We left Gallup and made the long drive to Mancos, passing from New Mexico into Arizona and then into Colorado. We stopped at the Four Corners Monument which is owned and managed by Native Americans since it is on their land. They charge a $5.00 fee per person to enter the area.
Four Corners is the only place in the United States where four states meet; Arizona, New Mexico, Utah and Colorado. There is a concrete memorial at the site, provided by the Bureau of Indian Affairs, with the seal of each of the four states as well as their state flags. This site is also the boundary between two Native American governments, the Navajo Nation and the Mountain Ute Tribe Reservation. Navajo and Ute artists have items on display.
One interesting plaque states that the first surveyor determined the location of the four corners. Later a second surveyor determined the location was over 1800 feet off and wanted to change the four corners location. A joint resolution by Congress in 1908 to move the monument was vetoed by President Theodore Roosevelt and a lawsuit filed in 1919 also failed. “In surveying, monuments rule”. (Quote from National Geodetic Survey organization). The monument disc has been at that location for a century and a quarter and all parties have accepted it.
We left Four Corners Monument and headed to our campground at Mancos. The campground was fairly deserted and not long after we arrived it began to rain. For the next two days we had rain, thunder, lightning and hail. We used the time to make some summer reservations and work on the blog. We did have a nice view out our front window of Point Lookout located in the national park.

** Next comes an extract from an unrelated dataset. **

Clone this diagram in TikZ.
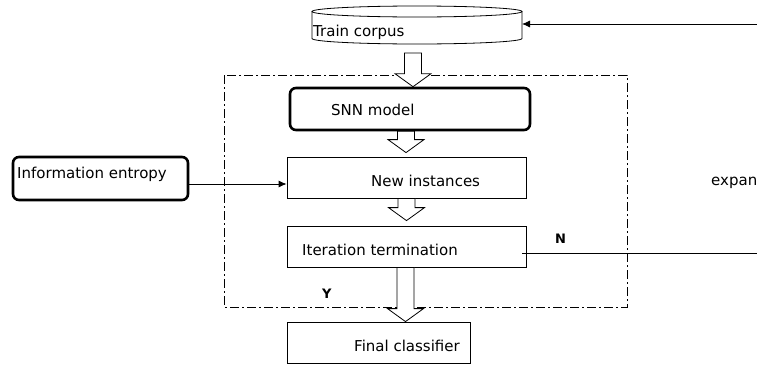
\documentclass[tikz,border=0pt]{standalone}
\usepackage{fontspec}
\setmainfont{DejaVu Sans}
\usetikzlibrary{arrows.meta,calc}

\tikzset{
  box/.style={draw, line width=0.8pt, minimum height=41pt, inner sep=0pt},
  boldbox/.style={draw, line width=2.6pt, rounded corners=6pt, inner sep=0pt},
  txt/.style={anchor=base west, inner sep=0pt, font=\fontsize{15}{18}\selectfont},
  mark label/.style={anchor=base west, inner sep=0pt, font=\fontsize{13}{15}\selectfont\bfseries},
  frame/.style={line width=0.8pt, dash pattern=on 9pt off 3pt on 2pt off 3pt},
  feed/.style={line width=0.8pt}
}

% hollow block arrow, from the top point down to the tip
\newcommand\hollowarrow[2]{%
  \draw[fill=white, line width=0.8pt] let \p1=#1, \p2=#2 in
    (\x1-8.5pt,\y1) -- (\x1+8.5pt,\y1) -- (\x1+8.5pt,\y2+13pt)
    -- (\x1+18pt,\y2+13pt) -- (\x1,\y2) -- (\x1-18pt,\y2+13pt)
    -- (\x1-8.5pt,\y2+13pt) -- cycle;}

\begin{document}
\begin{tikzpicture}[x=1pt,y=-1pt]
  \useasboundingbox (0,0) rectangle (757,367);

  % dash-dotted frame
  \draw[frame] (224,75) rectangle (627,307);

  % train corpus (cylinder)
  \draw[line width=0.8pt] (417,11.5) ellipse [x radius=105pt, y radius=5.5pt];
  \draw[line width=0.8pt] (312,11.5) -- (312,38.5)
      arc [start angle=180, end angle=360, x radius=105pt, y radius=5.5pt]
      -- (522,11.5);
  \node[txt] (corpus) at (313,36.5) {Train corpus};
  \coordinate (cylright) at (522,24);
  \coordinate (cylbot) at (413,53);
  \coordinate (feedin) at (757,24);

  % boxes
  \node[boldbox, minimum width=240pt, minimum height=42pt] (snn) at (410,109) {};
  \node[txt] (snntxt) at (331,115) {SNN model};

  \node[boldbox, minimum width=175pt, minimum height=43pt] (ent) at (100.5,178.5) {};
  \node[txt] (enttxt) at (17,178) {Information entropy};

  \node[box, minimum width=239pt] (new) at (406.5,177.5) {};
  \node[txt] (newtxt) at (371,186) {New instances};

  \node[box, minimum width=239pt] (iter) at (406.5,246.5) {};
  \node[txt] (itertxt) at (302,255) {Iteration termination};

  \node[box, minimum width=183pt] (final) at (378.5,342.5) {};
  \node[txt] (finaltxt) at (354,351) {Final classifier};

  \node[txt] (expand) at (711,185) {expand};
  \coordinate (feedout) at (757,253);

  % block arrows
  \hollowarrow{(cylbot)}{(snn.north -| cylbot)}
  \hollowarrow{([xshift=-4pt]snn.south)}{([xshift=-4pt,yshift=4pt]new.north -| snn.south)}
  \hollowarrow{(new.south)}{([yshift=5pt]iter.north)}
  \hollowarrow{([xshift=-1pt]iter.south)}{([xshift=-1pt]iter.south |- final.north)}

  % connectors
  \draw[feed, -{Latex[length=8pt,width=7pt]}] ([yshift=-5.5pt]ent.east) -- ([yshift=-6.5pt]new.west);
  \draw[feed, -{Latex[length=8pt,width=7pt]}] (feedin) -- (cylright);
  \draw[feed] ([xshift=-4pt,yshift=-6.5pt]iter.east) -- (feedout);

  \node[mark label] (nlabel) at (555,243) {N};
  \node[mark label] (ylabel) at (322,298) {Y};
\end{tikzpicture}
\end{document}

Our last day in Mancos the sun was shining and we were able to visit Mesa Verde National Park, our main reason for coming to Mancos. Our campground was conveniently located across from to the entrance to the park.
After stopping by the Visitors Center we began the 20 mile drive into the park. This national park was created in 1906 for the purpose of preserving the archaeological heritage of the Ancestral Pueblo people and is the only national park with such a purpose. The park includes over 4,500 archaeological sites of which 600 are cliff dwellings and is a World Heritage Site.
The Ancestral Pueblo people made this area their home for over 700 years from 550 AD to 1300 AD. From 1200 to 1300 AD the Pueblo people began to build their villages beneath overhanging cliffs. Their main construction material was sandstone that they shaped into rectangular blocks about the size of a loaf of bread. Mortar between the blocks was a mixture of dirt and water. Around 1300 AD they abandoned this area. The reason is a mystery though historians suspect a severe prolonged drought forced them to leave. We are fortunate to be able to see the remains of these cliff dwellings today.
The park has an excellent movie about the Pueblo people and many rooms of exhibits, displays and artifacts.